The grid will save Bank of America in the neighborhood of tens of millions of dollars in hardware expenses alone.

The Global Corporate and Investment Banking (GCIB) group at Bank of America (Charlotte, N.C., $1.1 trillion in assets) has successfully deployed grid technology using software from DataSynapse (New York).

In a presentation to the Global Grid Forum in Boston, a Bank of America technologist described the bank's grid deployment, which now reaches several major business units around the globe. "One year ago, we were just Chicago and London—we added Tokyo, Charlotte and New York," said Mike Oltman, vice president, advantage risk processing development, Bank of America. "It's a huge success for the technology and the business."

Bank of America currently has over 3,000 dedicated "engines" running application code for production tasks, and an additional 3,000 machines -- mostly user workstations and development servers -- linked to the grid for nonproduction needs.

From a technical standpoint, each engine consists of a CPU blade computer running a C++ analytics package contained within a Java interface. These engines can be accessed through a standard application-program interface (API) made available to developers across the company. Behind the scenes, "broker" software handles task scheduling and resource deployment for the engines. At a higher level, "director" software handles automatic load balancing of engines between brokers. Not only can departments within a single location use the slack capacity of computing resources in other departments, but the grid extends across oceans to supply computing capacity on a global basis.

The grid will save Bank of America in the neighborhood of tens of millions of dollars in hardware expenses over three years, according to Oltman. Other benefits include simpler deployment of new hardware, higher hardware reliability and standardized development resources.

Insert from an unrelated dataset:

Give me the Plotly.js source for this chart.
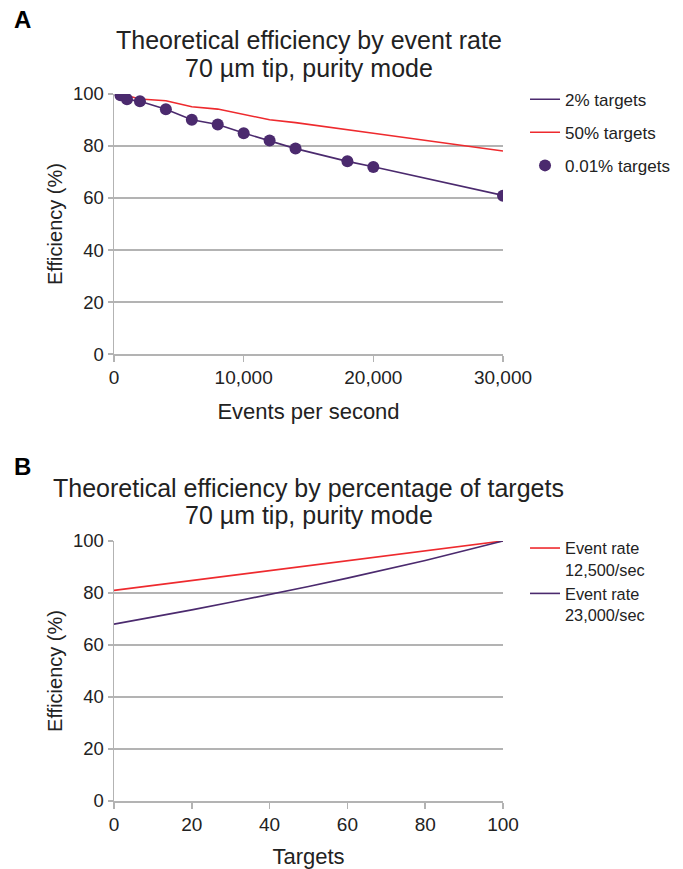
<!DOCTYPE html>
<html>
<head>
<meta charset="utf-8">
<script src="https://cdn.plot.ly/plotly-3.0.1.min.js"></script>
<style>html,body{margin:0;padding:0;background:#fff;}#chart{width:683px;height:869px;}</style>
</head>
<body>
<div id="chart"></div>
<script>
// Panel A: efficiency by event rate
const eventsPerSec = [500, 1000, 2000, 4000, 6000, 8000, 10000, 12000, 14000, 18000, 20000, 30000];
const eff2pct = [99.8, 98, 97.2, 94.1, 90.1, 88.3, 85, 82.1, 79, 74.1, 72, 61];
const eff50pct = [100, 99.3, 98.1, 97.4, 95.1, 94.2, 92.1, 90.1, 89, 86.1, 84.9, 78.1];
const eff001pct = [99.5, 98, 97.2, 94.1, 90.1, 88.3, 84.9, 82.1, 79, 74.1, 71.9, 60.9];

// Panel B: efficiency by percentage of targets
const targetsPct = [0, 10, 20, 30, 40, 50, 60, 70, 80, 90, 100];
const eff12500 = [81, 82.9, 84.8, 86.7, 88.6, 90.4, 92.3, 94.2, 96.1, 98.1, 100];
const eff23000 = [68, 70.7, 73.5, 76.4, 79.4, 82.5, 85.7, 89.0, 92.5, 96.2, 100];

const yTicks = [0, 20, 40, 60, 80, 100];
const xTicksA = [0, 10000, 20000, 30000];
const xTicksB = [0, 20, 40, 60, 80, 100];

const purple = '#4b2a6e';
const red = '#ee2a2e';
const grey = '#b3b3b3';
const textCol = '#222222';
const FONT = 'Liberation Sans, Arial, sans-serif';

const traces = [
  {x: eventsPerSec, y: eff2pct, type: 'scatter', mode: 'lines', name: '2% targets',
   line: {color: purple, width: 1.6}, xaxis: 'x', yaxis: 'y', legend: 'legend', legendgroup: 'a1'},
  {x: eventsPerSec, y: eff50pct, type: 'scatter', mode: 'lines', name: '50% targets',
   line: {color: red, width: 1.6}, xaxis: 'x', yaxis: 'y', legend: 'legend', legendgroup: 'a2'},
  {x: eventsPerSec, y: eff001pct, type: 'scatter', mode: 'markers', name: '0.01% targets',
   marker: {color: purple, size: 12}, xaxis: 'x', yaxis: 'y', legend: 'legend', legendgroup: 'a3'},
  {x: targetsPct, y: eff12500, type: 'scatter', mode: 'lines', name: 'Event rate<br>12,500/sec',
   line: {color: red, width: 1.6}, xaxis: 'x2', yaxis: 'y2', legend: 'legend2', legendgroup: 'b1'},
  {x: targetsPct, y: eff23000, type: 'scatter', mode: 'lines', name: 'Event rate<br>23,000/sec',
   line: {color: purple, width: 1.6}, xaxis: 'x2', yaxis: 'y2', legend: 'legend2', legendgroup: 'b2'}
];

function yAxis(domain, anchor) {
  return {
    domain: domain, anchor: anchor, range: [0, 100], tickvals: yTicks, ticktext: yTicks.map(String),
    showgrid: true, gridcolor: grey, gridwidth: 1.5, zeroline: false,
    showline: true, linecolor: grey, linewidth: 1.5,
    ticks: 'outside', ticklen: 5, tickcolor: grey, tickwidth: 1.5,
    tickfont: {family: FONT, size: 18.5, color: textCol},
    title: {text: 'Efficiency (%)', font: {family: FONT, size: 20, color: textCol}, standoff: 5},
    fixedrange: true, automargin: false
  };
}
function xAxis(range, ticks, labels, title, anchor) {
  return {
    domain: [0, 1], anchor: anchor, range: range, tickvals: ticks, ticktext: labels,
    showgrid: false, zeroline: false,
    showline: true, linecolor: grey, linewidth: 1.5,
    ticks: 'outside', ticklen: 6, tickcolor: grey, tickwidth: 1.5,
    tickfont: {family: FONT, size: 19, color: textCol},
    title: {text: title, font: {family: FONT, size: 22, color: textCol}, standoff: 16},
    fixedrange: true, automargin: false
  };
}

const fmt = v => v.toLocaleString('en-US');

function ann(text, x, y, size, anchorX) {
  return {text: text, xref: 'paper', yref: 'paper', x: x, y: y, xanchor: anchorX, yanchor: 'middle',
          showarrow: false, font: {family: FONT, size: size, color: textCol}};
}

const layout = {
  width: 683, height: 869,
  margin: {l: 114, r: 180, t: 94, b: 68, autoexpand: false},
  paper_bgcolor: '#fff', plot_bgcolor: '#fff',
  font: {family: FONT, color: textCol},
  showlegend: true,
  xaxis: xAxis([0, 30000], xTicksA, xTicksA.map(fmt), 'Events per second', 'y'),
  yaxis: yAxis([0.6322, 1], 'x'),
  xaxis2: xAxis([0, 100], xTicksB, xTicksB.map(String), 'Targets', 'y2'),
  yaxis2: yAxis([0, 0.3678], 'x2'),
  legend: {x: 1.0566, y: 1.0175, xanchor: 'left', yanchor: 'top', font: {family: FONT, size: 17, color: textCol},
           tracegroupgap: 8, bgcolor: 'rgba(0,0,0,0)'},
  legend2: {x: 1.0566, y: 0.382, xanchor: 'left', yanchor: 'top', font: {family: FONT, size: 16.3, color: textCol},
            tracegroupgap: 0, valign: 'top', bgcolor: 'rgba(0,0,0,0)'},
  annotations: [
    Object.assign(ann('<b>A</b>', -0.262, 1.106, 24, 'left'), {font: {family: FONT, size: 24, color: '#000'}}),
    ann('Theoretical efficiency by event rate', 0.5, 1.0764, 25, 'center'),
    ann('70 µm tip, purity mode', 0.5, 1.0368, 25, 'center'),
    Object.assign(ann('<b>B</b>', -0.262, 0.4738, 24, 'left'), {font: {family: FONT, size: 24, color: '#000'}}),
    ann('Theoretical efficiency by percentage of targets', 0.5, 0.4427, 25, 'center'),
    ann('70 µm tip, purity mode', 0.5, 0.4045, 25, 'center')
  ]
};

Plotly.newPlot('chart', traces, layout, {displayModeBar: false, staticPlot: true});
</script>
</body>
</html>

The attendant business benefits come from the ability of traders and risk managers to get more work done, and thus gain greater insights. "The more data you get, the more you understand what's happening in your market," said Oltman. "They're coming up with things they never tried before."

The grid proved its worth from the beginning. Even with only 80 engines in the Chicago office's grid, it was able to handle a "really nasty Bermudan [option]" involving 1 million calculations in 40 minutes instead of 4 hours. As the grid has bulked up, that's been reduced even further, to 20 minutes.

As the business benefits of the grid become apparent, it's ready to spread beyond the GCIB group into other areas of Bank of America. Already, the bankers in Charlotte have tapped into the grid, and it's likely that there will be more interest given the demonstrated successes. "There's a lot more work outside of GCIB … consumer banking,real estate banking and other investment banking," said Oltman. "There are a lot of places where they do computation, data grids and reporting."

"We want to keep expanding because the business will use it," noted Oltman. "We've proven it, and the business likes it."